Il regime di impugnazione dei decreti del tribunale non è disciplinato. Si contrastano al riguardo due tesi: quella che ritiene reclamabili i soli atti del G.D. e quella che afferma la reclamabilità anche dei decreti del tribunale, ritenendo che il rinvio all'art. 26 debba intendersi come integrale e che questo, dopo le riforme degli anni 2006-2007, contempli appunto anche il reclamo dei decreti del tribunale. Ovviamente questa seconda tesi deve fare i conti con le disposizioni che espressamente affermano la non reclamabilità in sede di concordato di taluni decreti collegiali del tribunale (si pensi ad es. al decreto di apertura della proposta di concordato ex art. 163 l. fall.).

I decreti emessi dal tribunale ai sensi dell'art. 161, comma 7, l. fall. di autorizzazione al compimento di atti urgenti di straordinaria amministrazione nel periodo di concordato con riserva devono ritenersi impugnabili ai sensi dell'art. 26 l fall. e ciò anche se l'art. 164 l. fall. si riferisce ai soli decreti del giudice delegato.

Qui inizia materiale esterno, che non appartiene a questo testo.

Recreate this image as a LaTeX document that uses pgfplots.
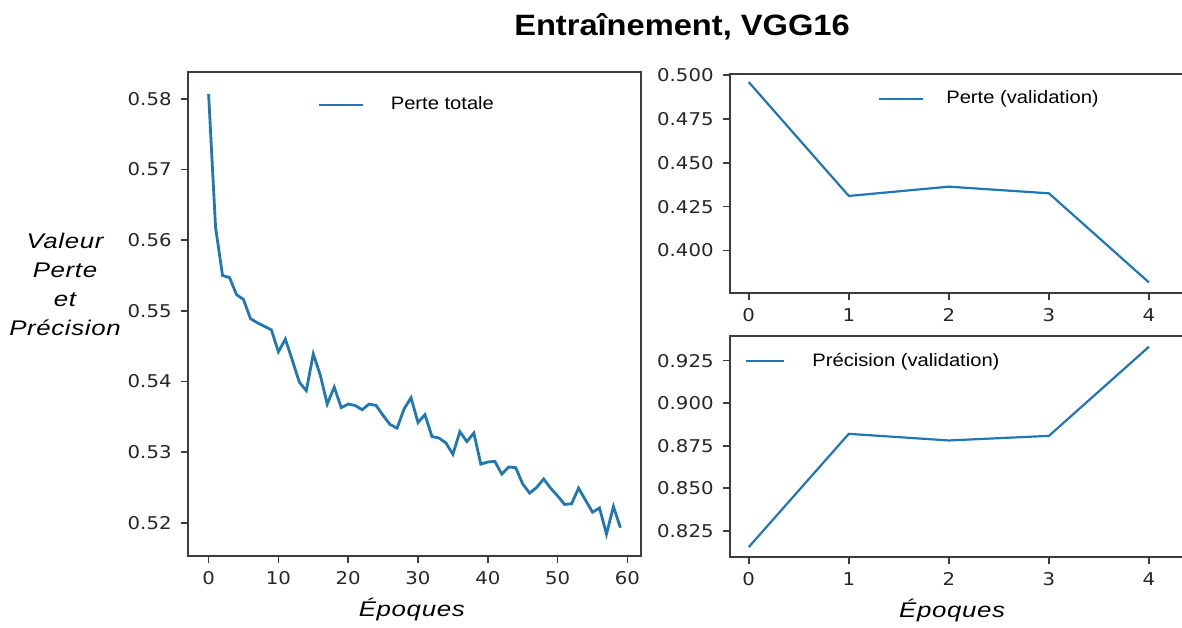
\documentclass[border=0pt]{standalone}
\usepackage{pgfplots}
\pgfplotsset{compat=1.18}
\usepackage{fontspec}
\setmainfont{Liberation Sans}[FakeStretch=1.12]
\newfontfamily\tickfont{DejaVu Sans}[FakeStretch=1.12]
\newfontfamily\titlefont{Liberation Sans}[FakeStretch=1.11]
\newfontfamily\labelfont{Liberation Sans Italic}[FakeStretch=1.22, LetterSpace=3]
\definecolor{mplblue}{RGB}{31,119,180}
\definecolor{axgray}{RGB}{60,60,60}

\pgfplotstableread{
x y
0 0.5807
1 0.5618
2 0.5550
3 0.5547
4 0.5523
5 0.5516
6 0.5489
7 0.5483
8 0.5478
9 0.5473
10 0.5442
11 0.5460
12 0.5430
13 0.5399
14 0.5387
15 0.5439
16 0.5409
17 0.5368
18 0.5392
19 0.5363
20 0.5368
21 0.5366
22 0.5360
23 0.5368
24 0.5366
25 0.5352
26 0.5339
27 0.5334
28 0.5361
29 0.5377
30 0.5342
31 0.5353
32 0.5322
33 0.5320
34 0.5313
35 0.5297
36 0.5329
37 0.5315
38 0.5327
39 0.5283
40 0.5286
41 0.5287
42 0.5269
43 0.5279
44 0.5278
45 0.5255
46 0.5242
47 0.5250
48 0.5262
49 0.5249
50 0.5238
51 0.5226
52 0.5227
53 0.5249
54 0.5232
55 0.5215
56 0.5221
57 0.5184
58 0.5223
59 0.5193
}\trainloss

\pgfplotstableread{
x y
0 0.4960
1 0.4311
2 0.4364
3 0.4326
4 0.3818
}\valloss

\pgfplotstableread{
x y
0 0.8154
1 0.8820
2 0.8781
3 0.8808
4 0.9332
}\valacc

\pgfplotsset{
  myax/.style={
    scale only axis,
    anchor=south west,
    axis line style={axgray, line width=0.9pt},
    major tick style={axgray, line width=0.8pt},
    major tick length=3.5pt,
    tick align=outside,
    xtick pos=bottom,
    ytick pos=left,
    scaled ticks=false,
    /pgf/number format/assume math mode=true,
    tick label style={font=\tickfont\fontsize{8.8}{10}\selectfont, text=black!85},
    yticklabel style={inner sep=0pt, xshift=-4.5pt},
    xticklabel style={inner sep=0pt, yshift=-4pt},
    legend style={draw=none, fill=none, anchor=west, inner sep=0pt, outer sep=0pt,
      nodes={inner sep=0pt}, font=\fontsize{9}{10}\selectfont,
      /tikz/every odd column/.append style={column sep=13pt}},
    legend image code/.code={\draw[##1] (0pt,0pt) -- (22pt,0pt);},
  }
}

\begin{document}
\begin{tikzpicture}
\path[use as bounding box] (0,0) rectangle (591pt,313.5pt);

\node[font=\titlefont\bfseries\fontsize{14.7}{17}\selectfont] at (341pt,300pt) {Entraînement, VGG16};

\begin{axis}[myax,
  at={(94pt,35.5pt)}, width=226.5pt, height=242pt,
  xmin=-2.95, xmax=61.95, ymin=0.5153, ymax=0.5838,
  xtick={0,10,20,30,40,50,60},
  ytick={0.52,0.53,0.54,0.55,0.56,0.57,0.58},
  yticklabel style={/pgf/number format/.cd, fixed, fixed zerofill, precision=2},
  xlabel={Époques},
  every axis x label/.style={at={(0.494,0)}, anchor=center, yshift=-27pt,
    font=\labelfont\fontsize{10.6}{14.5}\selectfont},
  ylabel={Valeur\\Perte\\et\\Précision},
  every axis y label/.style={at={(-0.2715,0.562)}, anchor=center, align=center,
    font=\labelfont\fontsize{10.6}{14.5}\selectfont},
  legend style={at={(0.287,0.932)}},
]
\addplot[mplblue, line width=1.4pt] table[x=x,y=y] {\trainloss};
\addlegendentry{Perte totale}
\end{axis}

\begin{axis}[myax,
  at={(365pt,167pt)}, width=230pt, height=109.5pt,
  xmin=-0.187, xmax=4.41, ymin=0.3758, ymax=0.5006,
  xtick={0,1,2,3,4},
  ytick={0.400,0.425,0.450,0.475,0.500},
  yticklabel style={/pgf/number format/.cd, fixed, fixed zerofill, precision=3},
  legend style={at={(0.322,0.886)}, /tikz/every odd column/.append style={column sep=11pt}},
]
\addplot[mplblue, line width=1.1pt] table[x=x,y=y] {\valloss};
\addlegendentry{Perte (validation)}
\end{axis}

\begin{axis}[myax,
  at={(365pt,35pt)}, width=230pt, height=110.5pt,
  xmin=-0.187, xmax=4.41, ymin=0.8096, ymax=0.9395,
  xtick={0,1,2,3,4},
  ytick={0.825,0.850,0.875,0.900,0.925},
  yticklabel style={/pgf/number format/.cd, fixed, fixed zerofill, precision=3},
  xlabel={Époques},
  every axis x label/.style={at={(0.483,0)}, anchor=center, yshift=-27pt,
    font=\labelfont\fontsize{10.6}{14.5}\selectfont},
  legend style={at={(0.033,0.887)}, /tikz/every odd column/.append style={column sep=13.5pt}},
  legend image code/.code={\draw[#1] (0pt,0pt) -- (19pt,0pt);},
]
\addplot[mplblue, line width=1.1pt] table[x=x,y=y] {\valacc};
\addlegendentry{Précision (validation)}
\end{axis}
\end{tikzpicture}
\end{document}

La mancata menzione, in detto articolo, dei decreti del tribunale è, infatti, frutto di un difetto di coordinamento della norma conseguente alla introduzione, avvenuta nel 2012, della disciplina del concordato con riserva, la quale demanda al tribunale il controllo sugli atti di straordinaria amministrazione durante il periodo di concordato con riserva (così App. Firenze 11 luglio 2013).